- [Task]
Copy out, with no alterations, the lines below running from the one containing "What matplotlib code" to the one containing "from matplotlib.patches import Rectangle", inclusive at each end; pictures are omitted.
--------------------
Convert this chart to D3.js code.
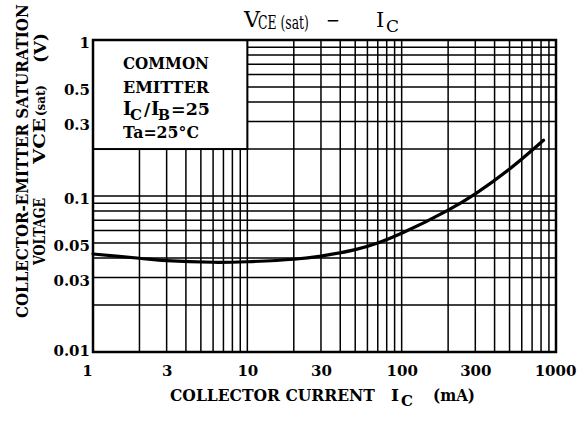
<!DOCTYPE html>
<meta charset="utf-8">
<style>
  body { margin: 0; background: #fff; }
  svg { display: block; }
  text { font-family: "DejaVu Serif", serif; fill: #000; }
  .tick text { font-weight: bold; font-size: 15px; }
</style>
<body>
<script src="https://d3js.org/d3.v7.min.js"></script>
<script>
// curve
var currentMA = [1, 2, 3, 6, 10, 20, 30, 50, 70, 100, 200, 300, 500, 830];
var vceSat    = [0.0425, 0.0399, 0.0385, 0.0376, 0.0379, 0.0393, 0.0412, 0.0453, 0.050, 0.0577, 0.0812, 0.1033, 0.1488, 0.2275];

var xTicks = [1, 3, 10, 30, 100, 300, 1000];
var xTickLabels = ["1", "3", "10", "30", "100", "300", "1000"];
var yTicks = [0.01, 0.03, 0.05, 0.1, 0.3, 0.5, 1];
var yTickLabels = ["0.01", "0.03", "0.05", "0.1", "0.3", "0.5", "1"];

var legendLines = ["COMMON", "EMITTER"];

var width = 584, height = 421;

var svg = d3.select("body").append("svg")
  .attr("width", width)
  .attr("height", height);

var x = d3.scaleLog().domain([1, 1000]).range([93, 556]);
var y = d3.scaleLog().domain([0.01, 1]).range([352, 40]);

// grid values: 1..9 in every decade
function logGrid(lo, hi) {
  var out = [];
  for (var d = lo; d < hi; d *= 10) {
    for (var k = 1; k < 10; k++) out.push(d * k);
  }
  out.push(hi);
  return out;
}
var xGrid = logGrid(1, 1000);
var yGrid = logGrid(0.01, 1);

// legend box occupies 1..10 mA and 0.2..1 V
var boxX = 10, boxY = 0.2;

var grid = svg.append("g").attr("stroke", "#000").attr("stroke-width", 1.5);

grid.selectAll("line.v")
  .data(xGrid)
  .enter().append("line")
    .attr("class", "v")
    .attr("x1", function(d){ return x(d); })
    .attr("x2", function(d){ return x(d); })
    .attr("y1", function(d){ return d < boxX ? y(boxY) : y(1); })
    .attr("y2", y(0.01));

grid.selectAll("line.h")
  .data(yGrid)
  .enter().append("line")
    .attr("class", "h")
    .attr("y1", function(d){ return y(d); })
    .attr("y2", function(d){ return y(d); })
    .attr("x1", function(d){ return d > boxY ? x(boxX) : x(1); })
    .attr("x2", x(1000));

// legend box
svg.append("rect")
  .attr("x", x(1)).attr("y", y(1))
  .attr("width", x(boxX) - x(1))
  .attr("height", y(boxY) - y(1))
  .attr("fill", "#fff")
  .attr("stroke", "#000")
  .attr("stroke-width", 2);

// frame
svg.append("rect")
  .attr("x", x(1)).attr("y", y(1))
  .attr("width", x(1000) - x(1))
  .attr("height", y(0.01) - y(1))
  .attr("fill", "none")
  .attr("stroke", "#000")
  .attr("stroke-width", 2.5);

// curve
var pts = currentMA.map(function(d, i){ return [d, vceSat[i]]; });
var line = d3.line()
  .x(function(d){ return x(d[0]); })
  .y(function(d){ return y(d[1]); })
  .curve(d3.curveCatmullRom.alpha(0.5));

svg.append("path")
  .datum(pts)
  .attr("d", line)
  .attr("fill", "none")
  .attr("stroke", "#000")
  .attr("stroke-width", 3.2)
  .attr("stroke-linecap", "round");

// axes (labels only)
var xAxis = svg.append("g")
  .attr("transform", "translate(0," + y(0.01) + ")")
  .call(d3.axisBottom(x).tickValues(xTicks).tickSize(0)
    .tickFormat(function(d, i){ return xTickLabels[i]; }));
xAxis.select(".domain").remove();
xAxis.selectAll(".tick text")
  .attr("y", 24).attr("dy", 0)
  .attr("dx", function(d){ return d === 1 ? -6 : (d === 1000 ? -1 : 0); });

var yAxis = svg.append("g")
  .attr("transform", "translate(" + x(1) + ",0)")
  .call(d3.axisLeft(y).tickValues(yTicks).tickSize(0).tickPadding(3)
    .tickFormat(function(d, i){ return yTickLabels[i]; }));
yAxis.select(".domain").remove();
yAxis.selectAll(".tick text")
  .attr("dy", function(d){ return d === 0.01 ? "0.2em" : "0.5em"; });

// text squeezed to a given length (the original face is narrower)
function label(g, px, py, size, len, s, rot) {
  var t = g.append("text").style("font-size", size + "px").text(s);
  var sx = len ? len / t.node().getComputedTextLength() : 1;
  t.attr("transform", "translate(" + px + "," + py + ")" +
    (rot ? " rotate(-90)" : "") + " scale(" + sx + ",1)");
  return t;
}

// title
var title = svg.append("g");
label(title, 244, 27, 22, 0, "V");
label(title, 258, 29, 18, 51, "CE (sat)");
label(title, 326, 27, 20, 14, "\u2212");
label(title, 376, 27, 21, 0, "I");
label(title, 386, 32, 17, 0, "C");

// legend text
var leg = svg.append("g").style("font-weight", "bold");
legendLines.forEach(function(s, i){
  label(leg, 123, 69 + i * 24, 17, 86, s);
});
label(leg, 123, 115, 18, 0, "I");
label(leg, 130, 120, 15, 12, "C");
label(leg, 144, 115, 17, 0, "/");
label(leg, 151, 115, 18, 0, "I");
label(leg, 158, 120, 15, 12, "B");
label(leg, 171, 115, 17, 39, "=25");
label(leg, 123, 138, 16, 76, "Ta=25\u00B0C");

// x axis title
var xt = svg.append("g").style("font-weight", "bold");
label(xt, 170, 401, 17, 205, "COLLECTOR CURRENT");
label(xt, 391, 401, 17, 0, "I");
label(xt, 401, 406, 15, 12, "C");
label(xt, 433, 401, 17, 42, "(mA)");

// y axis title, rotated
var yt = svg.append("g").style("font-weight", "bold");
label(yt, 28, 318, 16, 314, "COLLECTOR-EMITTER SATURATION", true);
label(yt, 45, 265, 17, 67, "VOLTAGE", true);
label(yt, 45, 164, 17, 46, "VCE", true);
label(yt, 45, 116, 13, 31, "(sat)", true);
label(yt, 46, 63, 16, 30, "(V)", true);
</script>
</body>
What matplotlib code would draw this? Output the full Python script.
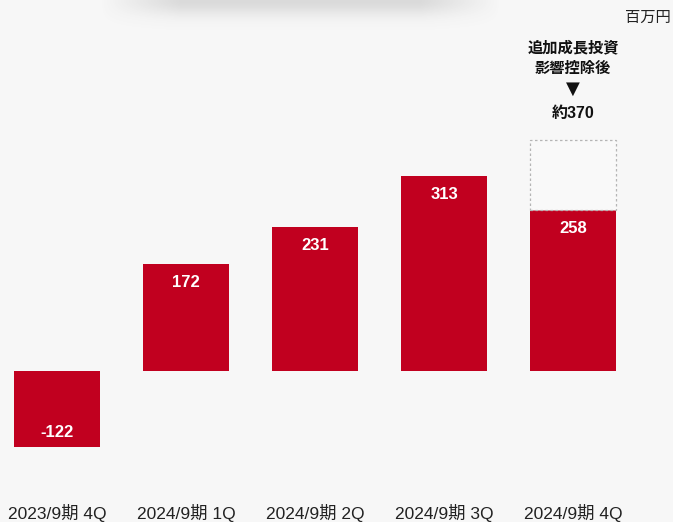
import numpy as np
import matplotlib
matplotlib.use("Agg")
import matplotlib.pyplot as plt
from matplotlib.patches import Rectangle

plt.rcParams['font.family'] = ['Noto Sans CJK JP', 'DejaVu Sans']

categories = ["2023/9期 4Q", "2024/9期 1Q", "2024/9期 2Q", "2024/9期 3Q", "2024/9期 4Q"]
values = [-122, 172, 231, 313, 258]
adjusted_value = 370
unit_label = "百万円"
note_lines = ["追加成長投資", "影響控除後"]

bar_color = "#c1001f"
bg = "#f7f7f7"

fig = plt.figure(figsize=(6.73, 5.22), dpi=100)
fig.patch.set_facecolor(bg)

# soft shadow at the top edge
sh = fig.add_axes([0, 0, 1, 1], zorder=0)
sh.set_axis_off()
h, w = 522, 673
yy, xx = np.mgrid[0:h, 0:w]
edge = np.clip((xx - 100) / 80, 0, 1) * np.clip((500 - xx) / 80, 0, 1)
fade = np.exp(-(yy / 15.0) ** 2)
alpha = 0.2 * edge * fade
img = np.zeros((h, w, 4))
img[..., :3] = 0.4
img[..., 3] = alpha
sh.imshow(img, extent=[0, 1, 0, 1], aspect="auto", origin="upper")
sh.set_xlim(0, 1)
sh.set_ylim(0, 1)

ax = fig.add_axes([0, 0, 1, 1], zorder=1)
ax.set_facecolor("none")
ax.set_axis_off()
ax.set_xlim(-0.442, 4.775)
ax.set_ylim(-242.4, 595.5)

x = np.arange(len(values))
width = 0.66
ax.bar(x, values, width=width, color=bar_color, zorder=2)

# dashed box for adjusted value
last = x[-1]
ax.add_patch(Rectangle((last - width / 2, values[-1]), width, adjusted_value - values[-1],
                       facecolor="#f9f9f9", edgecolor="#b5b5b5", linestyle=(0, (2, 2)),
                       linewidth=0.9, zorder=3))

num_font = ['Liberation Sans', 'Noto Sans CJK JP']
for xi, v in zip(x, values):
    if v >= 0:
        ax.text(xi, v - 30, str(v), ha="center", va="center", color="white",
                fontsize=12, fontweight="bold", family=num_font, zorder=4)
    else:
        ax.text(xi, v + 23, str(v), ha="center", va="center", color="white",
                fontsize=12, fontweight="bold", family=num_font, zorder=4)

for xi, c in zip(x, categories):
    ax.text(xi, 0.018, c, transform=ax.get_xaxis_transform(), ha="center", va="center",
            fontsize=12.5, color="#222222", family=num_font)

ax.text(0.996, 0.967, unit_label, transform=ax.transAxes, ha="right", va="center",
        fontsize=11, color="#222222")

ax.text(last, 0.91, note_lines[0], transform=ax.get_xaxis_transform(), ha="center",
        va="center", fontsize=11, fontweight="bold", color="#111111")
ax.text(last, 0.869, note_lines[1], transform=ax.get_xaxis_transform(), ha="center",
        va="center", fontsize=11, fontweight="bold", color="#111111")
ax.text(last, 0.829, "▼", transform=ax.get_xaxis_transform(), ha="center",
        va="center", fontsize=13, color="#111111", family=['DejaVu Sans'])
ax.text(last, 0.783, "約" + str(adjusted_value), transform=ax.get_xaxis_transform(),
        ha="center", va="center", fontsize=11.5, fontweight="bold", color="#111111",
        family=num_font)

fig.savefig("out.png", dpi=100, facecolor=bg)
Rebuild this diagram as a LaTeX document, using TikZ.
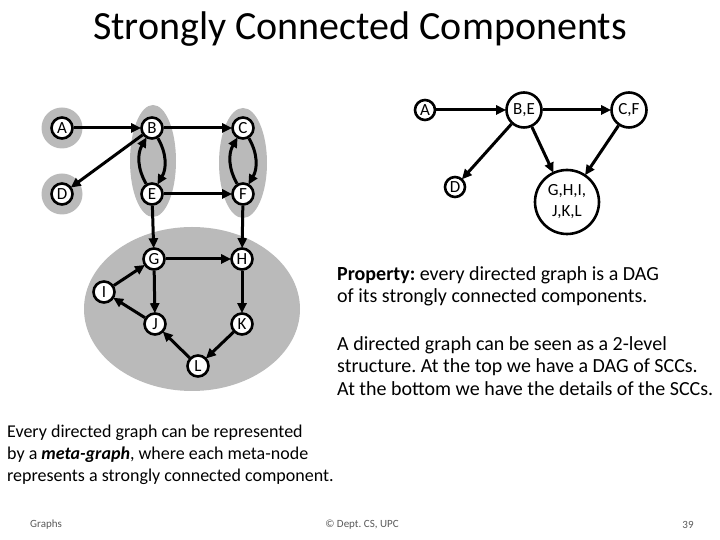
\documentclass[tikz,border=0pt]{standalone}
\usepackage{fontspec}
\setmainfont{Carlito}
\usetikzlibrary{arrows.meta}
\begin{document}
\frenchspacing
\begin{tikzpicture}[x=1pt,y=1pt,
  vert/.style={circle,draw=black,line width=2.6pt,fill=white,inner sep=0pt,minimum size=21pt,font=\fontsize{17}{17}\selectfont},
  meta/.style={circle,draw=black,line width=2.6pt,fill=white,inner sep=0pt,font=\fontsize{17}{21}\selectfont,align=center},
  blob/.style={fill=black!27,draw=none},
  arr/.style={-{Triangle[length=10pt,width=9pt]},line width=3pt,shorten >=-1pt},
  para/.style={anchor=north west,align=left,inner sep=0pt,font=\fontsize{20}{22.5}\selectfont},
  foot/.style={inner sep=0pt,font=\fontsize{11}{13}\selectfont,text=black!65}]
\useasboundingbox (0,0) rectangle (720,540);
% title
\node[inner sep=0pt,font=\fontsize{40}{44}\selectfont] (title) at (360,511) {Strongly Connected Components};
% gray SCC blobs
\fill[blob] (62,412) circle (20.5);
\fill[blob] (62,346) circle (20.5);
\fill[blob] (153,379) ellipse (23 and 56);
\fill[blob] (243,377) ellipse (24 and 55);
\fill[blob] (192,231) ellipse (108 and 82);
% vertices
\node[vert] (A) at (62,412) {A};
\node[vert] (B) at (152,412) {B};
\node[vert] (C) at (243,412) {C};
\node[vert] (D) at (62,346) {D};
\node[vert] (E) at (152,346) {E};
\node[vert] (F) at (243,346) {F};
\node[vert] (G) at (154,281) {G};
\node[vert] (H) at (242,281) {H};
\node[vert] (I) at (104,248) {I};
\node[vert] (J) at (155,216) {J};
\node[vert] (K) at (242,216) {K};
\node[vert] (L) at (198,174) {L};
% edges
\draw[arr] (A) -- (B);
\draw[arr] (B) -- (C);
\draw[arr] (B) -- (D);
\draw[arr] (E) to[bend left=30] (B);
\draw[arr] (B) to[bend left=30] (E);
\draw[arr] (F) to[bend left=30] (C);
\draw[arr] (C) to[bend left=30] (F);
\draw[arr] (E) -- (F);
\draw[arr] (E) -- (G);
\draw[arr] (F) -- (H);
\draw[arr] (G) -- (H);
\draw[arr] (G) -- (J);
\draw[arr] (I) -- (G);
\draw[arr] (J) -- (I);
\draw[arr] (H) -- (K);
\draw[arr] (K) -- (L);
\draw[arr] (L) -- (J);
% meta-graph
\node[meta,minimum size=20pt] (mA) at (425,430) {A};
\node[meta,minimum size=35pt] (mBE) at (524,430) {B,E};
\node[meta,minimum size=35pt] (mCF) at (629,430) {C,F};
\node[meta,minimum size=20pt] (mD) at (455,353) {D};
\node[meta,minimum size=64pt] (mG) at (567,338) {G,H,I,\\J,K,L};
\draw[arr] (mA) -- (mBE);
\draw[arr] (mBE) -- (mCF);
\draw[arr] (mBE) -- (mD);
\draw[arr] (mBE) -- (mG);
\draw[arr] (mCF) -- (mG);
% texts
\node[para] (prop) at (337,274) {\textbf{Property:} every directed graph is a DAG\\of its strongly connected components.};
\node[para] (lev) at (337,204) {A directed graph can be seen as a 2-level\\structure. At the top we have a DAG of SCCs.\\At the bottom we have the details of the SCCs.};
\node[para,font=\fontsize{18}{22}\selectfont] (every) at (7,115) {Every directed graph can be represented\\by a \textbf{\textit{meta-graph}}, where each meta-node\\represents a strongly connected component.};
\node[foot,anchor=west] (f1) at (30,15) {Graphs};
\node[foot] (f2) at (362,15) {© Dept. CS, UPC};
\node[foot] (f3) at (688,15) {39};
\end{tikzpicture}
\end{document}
--------------------
- [Exercise output]
What matplotlib code would draw this? Output the full Python script.
import numpy as np
import matplotlib
matplotlib.use("Agg")
import matplotlib.pyplot as plt
from matplotlib.patches import Rectangle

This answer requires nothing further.